# DATA SECTION:
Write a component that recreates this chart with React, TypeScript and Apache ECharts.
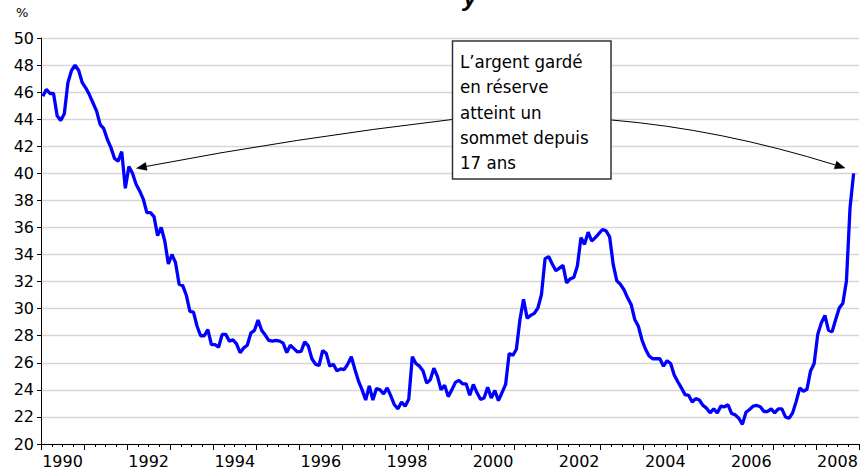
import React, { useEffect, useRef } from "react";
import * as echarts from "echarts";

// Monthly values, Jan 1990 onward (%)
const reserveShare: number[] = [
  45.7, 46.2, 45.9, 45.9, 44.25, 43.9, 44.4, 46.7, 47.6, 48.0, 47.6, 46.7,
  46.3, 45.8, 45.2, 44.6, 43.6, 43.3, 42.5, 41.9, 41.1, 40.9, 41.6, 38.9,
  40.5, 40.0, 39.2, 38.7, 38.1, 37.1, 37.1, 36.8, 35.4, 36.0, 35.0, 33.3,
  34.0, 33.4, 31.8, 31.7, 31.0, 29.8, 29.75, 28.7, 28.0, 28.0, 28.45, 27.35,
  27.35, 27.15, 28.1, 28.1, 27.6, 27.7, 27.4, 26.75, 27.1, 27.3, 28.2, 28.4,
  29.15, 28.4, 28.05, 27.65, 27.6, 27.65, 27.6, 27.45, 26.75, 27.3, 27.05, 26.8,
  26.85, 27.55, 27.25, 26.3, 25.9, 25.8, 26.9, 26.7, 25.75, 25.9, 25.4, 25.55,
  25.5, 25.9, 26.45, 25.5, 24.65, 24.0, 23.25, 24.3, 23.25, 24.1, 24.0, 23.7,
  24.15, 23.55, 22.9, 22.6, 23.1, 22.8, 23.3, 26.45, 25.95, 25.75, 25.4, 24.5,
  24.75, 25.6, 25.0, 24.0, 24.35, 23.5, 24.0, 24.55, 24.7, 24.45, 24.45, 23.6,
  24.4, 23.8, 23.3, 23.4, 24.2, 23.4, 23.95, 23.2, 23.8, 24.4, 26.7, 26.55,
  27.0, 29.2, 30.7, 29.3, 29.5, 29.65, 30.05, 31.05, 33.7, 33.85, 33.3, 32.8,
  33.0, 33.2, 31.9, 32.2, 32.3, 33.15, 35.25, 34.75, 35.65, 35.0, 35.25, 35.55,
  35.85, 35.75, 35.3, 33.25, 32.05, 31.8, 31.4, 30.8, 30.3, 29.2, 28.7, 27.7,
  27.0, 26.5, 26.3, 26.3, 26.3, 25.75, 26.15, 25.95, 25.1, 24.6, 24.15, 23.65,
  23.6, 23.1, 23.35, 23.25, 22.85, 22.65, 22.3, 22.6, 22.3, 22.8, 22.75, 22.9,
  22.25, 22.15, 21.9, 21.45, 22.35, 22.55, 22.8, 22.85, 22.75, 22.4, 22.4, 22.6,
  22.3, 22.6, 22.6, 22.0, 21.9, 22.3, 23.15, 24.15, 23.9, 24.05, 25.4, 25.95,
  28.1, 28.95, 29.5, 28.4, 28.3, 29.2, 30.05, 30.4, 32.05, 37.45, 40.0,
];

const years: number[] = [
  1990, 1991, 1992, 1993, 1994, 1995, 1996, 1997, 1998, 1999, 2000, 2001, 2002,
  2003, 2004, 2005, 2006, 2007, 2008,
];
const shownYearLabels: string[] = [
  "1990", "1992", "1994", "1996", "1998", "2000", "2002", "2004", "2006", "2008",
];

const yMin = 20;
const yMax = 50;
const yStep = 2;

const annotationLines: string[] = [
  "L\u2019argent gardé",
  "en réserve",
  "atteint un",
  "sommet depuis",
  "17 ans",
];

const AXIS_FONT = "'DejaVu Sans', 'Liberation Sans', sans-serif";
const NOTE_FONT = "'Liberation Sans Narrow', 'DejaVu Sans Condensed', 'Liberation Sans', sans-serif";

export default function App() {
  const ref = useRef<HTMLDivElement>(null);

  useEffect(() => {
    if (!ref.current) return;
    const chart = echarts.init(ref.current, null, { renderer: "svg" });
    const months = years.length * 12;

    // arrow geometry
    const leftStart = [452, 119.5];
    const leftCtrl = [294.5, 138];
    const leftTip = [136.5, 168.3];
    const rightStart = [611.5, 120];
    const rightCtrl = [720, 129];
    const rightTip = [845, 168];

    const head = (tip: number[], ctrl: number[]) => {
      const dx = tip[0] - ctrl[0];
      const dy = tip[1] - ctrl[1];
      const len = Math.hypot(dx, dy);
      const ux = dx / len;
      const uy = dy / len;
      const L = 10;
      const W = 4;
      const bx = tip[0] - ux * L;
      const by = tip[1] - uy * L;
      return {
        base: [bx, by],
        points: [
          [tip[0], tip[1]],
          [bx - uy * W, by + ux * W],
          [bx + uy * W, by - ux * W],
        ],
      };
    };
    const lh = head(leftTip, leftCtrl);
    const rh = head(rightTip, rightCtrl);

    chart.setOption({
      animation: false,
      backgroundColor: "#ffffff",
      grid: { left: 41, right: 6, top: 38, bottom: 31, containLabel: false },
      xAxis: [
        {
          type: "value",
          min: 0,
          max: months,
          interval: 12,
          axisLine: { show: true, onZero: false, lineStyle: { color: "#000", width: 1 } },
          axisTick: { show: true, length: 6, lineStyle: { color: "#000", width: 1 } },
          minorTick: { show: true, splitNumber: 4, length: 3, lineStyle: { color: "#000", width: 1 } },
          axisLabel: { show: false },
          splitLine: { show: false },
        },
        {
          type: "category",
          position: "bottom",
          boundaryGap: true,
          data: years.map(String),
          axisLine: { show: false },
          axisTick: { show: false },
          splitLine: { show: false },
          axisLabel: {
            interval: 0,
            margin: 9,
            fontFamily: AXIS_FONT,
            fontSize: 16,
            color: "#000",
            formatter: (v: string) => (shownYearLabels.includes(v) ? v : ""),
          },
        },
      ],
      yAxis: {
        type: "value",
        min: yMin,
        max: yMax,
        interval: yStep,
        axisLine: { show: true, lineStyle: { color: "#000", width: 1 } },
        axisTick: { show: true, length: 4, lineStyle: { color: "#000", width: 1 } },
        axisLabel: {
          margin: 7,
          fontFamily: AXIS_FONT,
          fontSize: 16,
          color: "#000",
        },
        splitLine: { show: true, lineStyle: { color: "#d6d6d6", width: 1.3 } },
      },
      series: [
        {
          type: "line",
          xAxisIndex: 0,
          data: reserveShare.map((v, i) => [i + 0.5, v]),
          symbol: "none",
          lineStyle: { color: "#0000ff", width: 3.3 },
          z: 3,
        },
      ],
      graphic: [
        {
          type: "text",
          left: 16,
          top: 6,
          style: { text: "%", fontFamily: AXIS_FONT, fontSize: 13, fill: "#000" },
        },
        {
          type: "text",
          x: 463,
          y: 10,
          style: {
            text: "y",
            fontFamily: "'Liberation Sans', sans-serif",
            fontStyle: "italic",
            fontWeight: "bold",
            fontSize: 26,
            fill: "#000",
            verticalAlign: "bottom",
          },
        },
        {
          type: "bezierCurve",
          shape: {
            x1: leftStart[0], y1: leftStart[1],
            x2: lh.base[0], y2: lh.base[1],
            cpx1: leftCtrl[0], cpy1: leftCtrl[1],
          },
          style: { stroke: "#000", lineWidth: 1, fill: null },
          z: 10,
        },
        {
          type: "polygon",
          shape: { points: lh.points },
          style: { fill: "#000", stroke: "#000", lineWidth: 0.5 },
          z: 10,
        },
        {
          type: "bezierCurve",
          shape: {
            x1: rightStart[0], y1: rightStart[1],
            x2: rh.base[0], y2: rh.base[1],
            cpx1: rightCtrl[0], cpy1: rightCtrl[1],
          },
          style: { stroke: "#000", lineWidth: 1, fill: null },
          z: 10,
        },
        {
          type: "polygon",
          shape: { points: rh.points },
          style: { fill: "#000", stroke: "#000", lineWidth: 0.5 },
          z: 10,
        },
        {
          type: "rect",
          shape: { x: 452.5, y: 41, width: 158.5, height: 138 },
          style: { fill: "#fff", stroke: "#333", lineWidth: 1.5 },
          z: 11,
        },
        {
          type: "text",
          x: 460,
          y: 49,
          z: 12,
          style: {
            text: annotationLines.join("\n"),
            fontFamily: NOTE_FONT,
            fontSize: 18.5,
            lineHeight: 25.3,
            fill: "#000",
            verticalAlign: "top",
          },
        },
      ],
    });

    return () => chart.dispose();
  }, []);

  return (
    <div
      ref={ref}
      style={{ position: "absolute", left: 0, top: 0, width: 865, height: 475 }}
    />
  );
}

# DIRECTIVE:
Please quote the lines of the material, beginning with the first and ending with the one that contains "import * as", exactly as written and without any pictures.

# RESPONSE TO THIS TASK:
Write a component that recreates this chart with React, TypeScript and Apache ECharts.
import React, { useEffect, useRef } from "react";
import * as echarts from "echarts";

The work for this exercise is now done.